Ernst von Pfuel


Ernst Heinrich Adolf von Pfuel was a Prussian general who served as Minister of War and later Minister President of Prussia.

Biography

A member of the noble Pfuel family, Ernest Pfuel was born in Jahnsfelde, Prussia, the son of General and Johanna Christiane Sophie Krantz. He studied at the Prussian War College. Pfuel served as commander of Cologne and the Prussian sector of Allied-occupied Paris in 1814-1815, during the Napoleonic Wars, and was promoted to general major in 1825. In 1831, he was appointed Frederick William III's commissioner to Neuchâtel, a Swiss canton and a principality of the King of Prussia, where he suppressed revolutionary activities.
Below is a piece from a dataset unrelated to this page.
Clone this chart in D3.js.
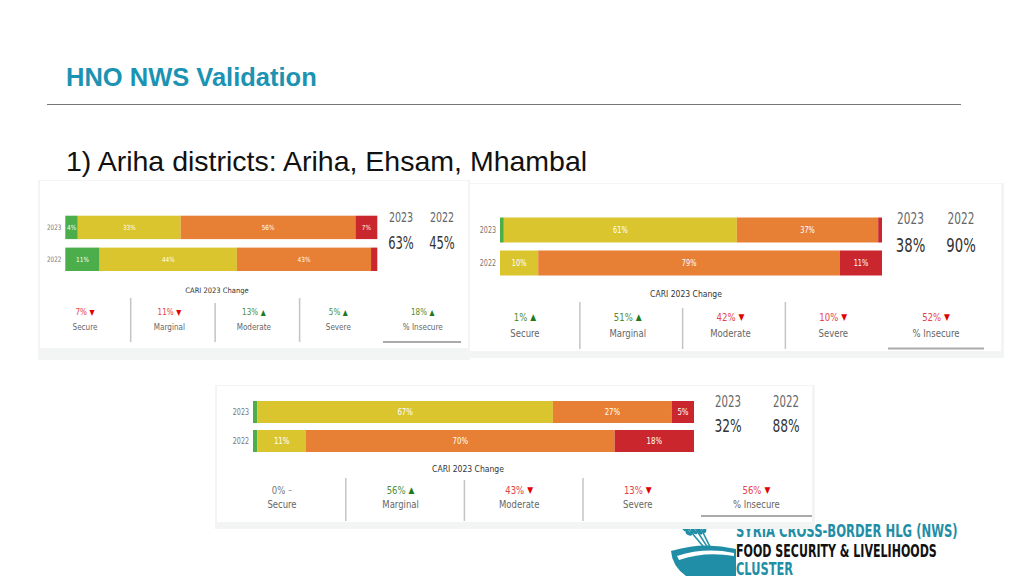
<!DOCTYPE html>
<html><head><meta charset="utf-8">
<script src="https://cdn.jsdelivr.net/npm/d3@7"></script>
<style>html,body{margin:0;padding:0;background:#fff;}svg{display:block;}</style>
</head><body>
<script>
// ---------- data ----------
const years = ["2023", "2022"];
const categories = ["Secure", "Marginal", "Moderate", "Severe"];
const changeLabels = ["Secure", "Marginal", "Moderate", "Severe", "% Insecure"];

const p1_2023 = [4, 33, 56, 7];
const p1_2022 = [11, 44, 43, 2];
const p1_insecure = [63, 45];
const p1_change = [7, 11, 13, 5, 18];
const p1_dir = ["down", "down", "up", "up", "up"];

const p2_2023 = [1, 61, 37, 1];
const p2_2022 = [0, 10, 79, 11];
const p2_insecure = [38, 90];
const p2_change = [1, 51, 42, 10, 52];
const p2_dir = ["up", "up", "down", "down", "down"];

const p3_2023 = [1, 67, 27, 5];
const p3_2022 = [1, 11, 70, 18];
const p3_insecure = [32, 88];
const p3_change = [0, 56, 43, 13, 56];
const p3_dir = ["none", "up", "down", "down", "down"];

const logoLines = ["SYRIA CROSS-BORDER HLG (NWS)", "FOOD SECURITY & LIVELIHOODS", "CLUSTER"];

// ---------- styles ----------
const segColors = ["#4cae4a", "#dbc52f", "#e77f35", "#c9262d"];
const COND = "'DejaVu Sans',sans-serif";
const SANS = "'Liberation Sans',Arial,sans-serif";

const W = 1024, H = 576;
const svg = d3.select("body").append("svg").attr("width", W).attr("height", H);

// squeeze a text horizontally to mimic the condensed face of the original
function condense(sel, f) {
  sel.each(function () {
    const w = this.getComputedTextLength();
    d3.select(this).attr("textLength", w * f).attr("lengthAdjust", "spacingAndGlyphs");
  });
}

// header
svg.append("text").attr("x", 66).attr("y", 86).text("HNO NWS Validation")
  .attr("font-family", SANS).attr("font-weight", "bold").attr("font-size", 25.5).attr("fill", "#1c93b2");
svg.append("line").attr("x1", 47).attr("x2", 961).attr("y1", 104.5).attr("y2", 104.5)
  .attr("stroke", "#777").attr("stroke-width", 1);
svg.append("text").attr("x", 66).attr("y", 171).text("1) Ariha districts: Ariha, Ehsam, Mhambal")
  .attr("font-family", SANS).attr("font-size", 28.5).attr("fill", "#111");

// ---------- logo (drawn before panels so the bottom panel overlaps it) ----------
const logo = svg.append("g");
const teal = "#1f8ea6";
[[0, 0, -40], [8, -3, -33], [16, -4, -26]].forEach(([dx, dy, rot]) => {
  const g = logo.append("g").attr("transform", `translate(${676 + dx},${514 + dy}) rotate(${rot})`);
  g.append("line").attr("x1", 0).attr("y1", 0).attr("x2", 0).attr("y2", 50)
    .attr("stroke", teal).attr("stroke-width", 1.5);
  for (let k = 0; k < 5; k++) {
    const cy = 3 + k * 5;
    g.append("ellipse").attr("cx", -2.6).attr("cy", cy).attr("rx", 1.9).attr("ry", 3.4)
      .attr("transform", `rotate(-22 -2.6 ${cy})`).attr("fill", teal);
    g.append("ellipse").attr("cx", 2.6).attr("cy", cy).attr("rx", 1.9).attr("ry", 3.4)
      .attr("transform", `rotate(22 2.6 ${cy})`).attr("fill", teal);
  }
});
logo.append("path")
  .attr("d", "M671,551 Q703,541 736,549 L736,576 L686,576 Q672,566 671,551 Z")
  .attr("fill", teal);
logo.append("path")
  .attr("d", "M677,556 Q705,547 734,553 L734,556 Q705,551 679,560 Z").attr("fill", "#fff");
const LOGOF = "'DejaVu Sans',sans-serif";
const logoSpec = [[537, 222, teal], [556.5, 201, "#111"], [575, 57, teal]];
logoLines.forEach((s, i) => {
  const [yy, wTarget, col] = logoSpec[i];
  const lg = logo.append("g");
  const t = lg.append("text").attr("x", 0).attr("y", 0).text(s)
    .attr("font-family", LOGOF).attr("font-weight", "bold").attr("font-size", 18).attr("fill", col);
  const wn = t.node().getComputedTextLength();
  lg.attr("transform", `translate(736,${yy}) scale(${wTarget / wn},1)`);
});

// ---------- panels ----------
const panels = [
  { d2023: p1_2023, d2022: p1_2022, ins: p1_insecure, ch: p1_change, dir: p1_dir,
    L: { bg: [38, 180, 470, 360], inner: [40, 181, 468, 348], bx: [65.3, 377.3], by: [215.7, 271], gap: 8.5,
         yearFs: 7.5, segFs: 7, hdrX: [401, 442], hdrY: 217, bigY: 243, hdrFs: 14, bigFs: 17,
         titleX: 217, titleY: 290, titleFs: 7.5, chX: [42.75, 465], valY: 312, labY: 327.5, chFs: 8.5,
         divOff: 3.5, divY: [[298, 342], [303, 342], [298, 342]], ulX: [383, 461], ulY: 342 } },
  { d2023: p2_2023, d2022: p2_2022, ins: p2_insecure, ch: p2_change, dir: p2_dir,
    L: { bg: [468, 183, 1004, 358], inner: [470, 184, 1001, 351], bx: [500, 882], by: [217.5, 275.5], gap: 8,
         yearFs: 8.5, segFs: 8, hdrX: [910.5, 961], hdrY: 218.5, bigY: 245.5, hdrFs: 15.5, bigFs: 19.5,
         titleX: 686, titleY: 294.5, titleFs: 8.5, chX: [473.6, 987.4], valY: 317, labY: 333.5, chFs: 10,
         divOff: 3.5, divY: [[302, 349], [308, 349], [302, 349]], ulX: [888, 984], ulY: 348.5 } },
  { d2023: p3_2023, d2022: p3_2022, ins: p3_insecure, ch: p3_change, dir: p3_dir,
    L: { bg: [215, 385, 815, 529], inner: [217, 386, 812, 522], bx: [253, 694], by: [401, 452], gap: 7,
         yearFs: 8.5, segFs: 8.5, hdrX: [728, 786], hdrY: 402, bigY: 426, hdrFs: 15, bigFs: 18,
         titleX: 468, titleY: 469, titleFs: 8.5, chX: [222.7, 815.7], valY: 490, labY: 504, chFs: 10,
         divOff: 4.5, divY: [[478, 521], [480, 521], [478, 521]], ulX: [701, 812], ulY: 516 } }
];

panels.forEach(p => {
  const L = p.L;
  const g = svg.append("g");
  g.append("rect").attr("x", L.bg[0]).attr("y", L.bg[1]).attr("width", L.bg[2] - L.bg[0])
    .attr("height", L.bg[3] - L.bg[1]).attr("fill", "#f3f4f4");
  g.append("rect").attr("x", L.inner[0]).attr("y", L.inner[1]).attr("width", L.inner[2] - L.inner[0])
    .attr("height", L.inner[3] - L.inner[1]).attr("fill", "#fff");

  const x = d3.scaleLinear().domain([0, 100]).range(L.bx);
  const bh = ((L.by[1] - L.by[0]) - L.gap) / 2;
  const y = d3.scaleBand().domain(years).range(L.by).paddingInner(L.gap / (bh + L.gap)).paddingOuter(0);

  const rows = [{ year: "2023", vals: p.d2023 }, { year: "2022", vals: p.d2022 }];
  rows.forEach(r => {
    let acc = 0;
    const segs = r.vals.map((v, i) => { const s = { v, i, x0: acc, x1: acc + v }; acc += v; return s; });
    const rg = g.append("g");
    rg.selectAll("rect").data(segs.filter(s => s.v > 0)).join("rect")
      .attr("x", s => x(s.x0)).attr("width", s => x(s.x1) - x(s.x0))
      .attr("y", y(r.year)).attr("height", y.bandwidth())
      .attr("fill", s => segColors[s.i]);
    rg.selectAll("text").data(segs.filter(s => s.v >= 4)).join("text")
      .attr("x", s => (x(s.x0) + x(s.x1)) / 2).attr("y", y(r.year) + y.bandwidth() / 2)
      .attr("dy", "0.35em").attr("text-anchor", "middle")
      .attr("font-family", COND).attr("font-size", L.segFs).attr("fill", "#fff")
      .text(s => s.v + "%")
      .call(condense, 0.82);
  });

  const ax = g.append("g").attr("transform", `translate(${L.bx[0]},0)`)
    .call(d3.axisLeft(y).tickSize(0).tickPadding(4));
  ax.select(".domain").remove();
  ax.selectAll("text").attr("font-family", COND).attr("font-size", L.yearFs).attr("fill", "#777")
    .call(condense, 0.75);

  years.forEach((yr, i) => {
    g.append("text").attr("x", L.hdrX[i]).attr("y", L.hdrY).attr("dy", "0.35em").attr("text-anchor", "middle")
      .attr("font-family", COND).attr("font-size", L.hdrFs).attr("fill", "#666").text(yr)
      .call(condense, 0.68);
    g.append("text").attr("x", L.hdrX[i]).attr("y", L.bigY).attr("dy", "0.35em").attr("text-anchor", "middle")
      .attr("font-family", COND).attr("font-size", L.bigFs).attr("fill", "#333").text(p.ins[i] + "%")
      .call(condense, 0.68);
  });

  g.append("text").attr("x", L.titleX).attr("y", L.titleY).attr("dy", "0.35em").attr("text-anchor", "middle")
    .attr("font-family", COND).attr("font-size", L.titleFs).attr("fill", "#333").text("CARI 2023 Change")
    .call(condense, 0.9);
  const cx = d3.scaleBand().domain(changeLabels).range(L.chX);
  changeLabels.forEach((lab, i) => {
    const xc = cx(lab) + cx.bandwidth() / 2;
    const d = p.dir[i];
    const vcol = d === "down" ? "#e5414a" : d === "up" ? "#4e8d38" : "#777";
    const acol = d === "down" ? "#e00000" : d === "up" ? "#1e7a1e" : "#777";
    const arrow = d === "down" ? "▼" : d === "up" ? "▲" : "–";
    const vt = g.append("text").attr("x", 0).attr("y", L.valY).attr("dy", "0.35em")
      .attr("font-family", COND).attr("font-size", L.chFs).attr("fill", vcol).text(p.ch[i] + "%")
      .call(condense, 0.85);
    const at = g.append("text").attr("x", 0).attr("y", L.valY).attr("dy", "0.35em")
      .attr("font-family", COND).attr("font-size", L.chFs * 0.9).attr("fill", acol).text(arrow)
      .call(condense, 0.85);
    const w1 = +vt.attr("textLength"), w2 = +at.attr("textLength"), gp = L.chFs * 0.3;
    const start = xc - (w1 + gp + w2) / 2;
    vt.attr("x", start);
    at.attr("x", start + w1 + gp);
    g.append("text").attr("x", xc).attr("y", L.labY).attr("dy", "0.35em").attr("text-anchor", "middle")
      .attr("font-family", COND).attr("font-size", L.chFs).attr("fill", "#666").text(lab)
      .call(condense, 0.85);
    if (i > 0 && i < 4) {
      const xd = cx(lab) + L.divOff;
      g.append("line").attr("x1", xd).attr("x2", xd).attr("y1", L.divY[i - 1][0]).attr("y2", L.divY[i - 1][1])
        .attr("stroke", "#c4c4c4").attr("stroke-width", 1.5);
    }
  });
  g.append("line").attr("x1", L.ulX[0]).attr("x2", L.ulX[1]).attr("y1", L.ulY).attr("y2", L.ulY)
    .attr("stroke", "#aaa").attr("stroke-width", 2);
});
</script>
</body></html>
Pfuel served as governor of Neuchâtel from 1832 until 1848, when a republican revolution ended Prussian rule.
After a brief period as governor of Berlin, Pfuel replaced Karl Wilhelm von Willisen as the Royal Special Commissioner of King Frederick William IV during the German Revolution of 1848. He was a member of the Prussian National Assembly of 1848 and later that year served as Prussian Minister of War from 7 September to 2 November, as well as Minister President of Prussia.
Pfuel was a close friend of Heinrich von Kleist. He was also an innovator of the breaststroke swimming technique, and the founder of the world's first military swimming-school, in 1810 in Prague. From 1816 he was a member of the Gesetzlose Gesellschaft zu Berlin. He died in Berlin on 3 December 1866, aged 87.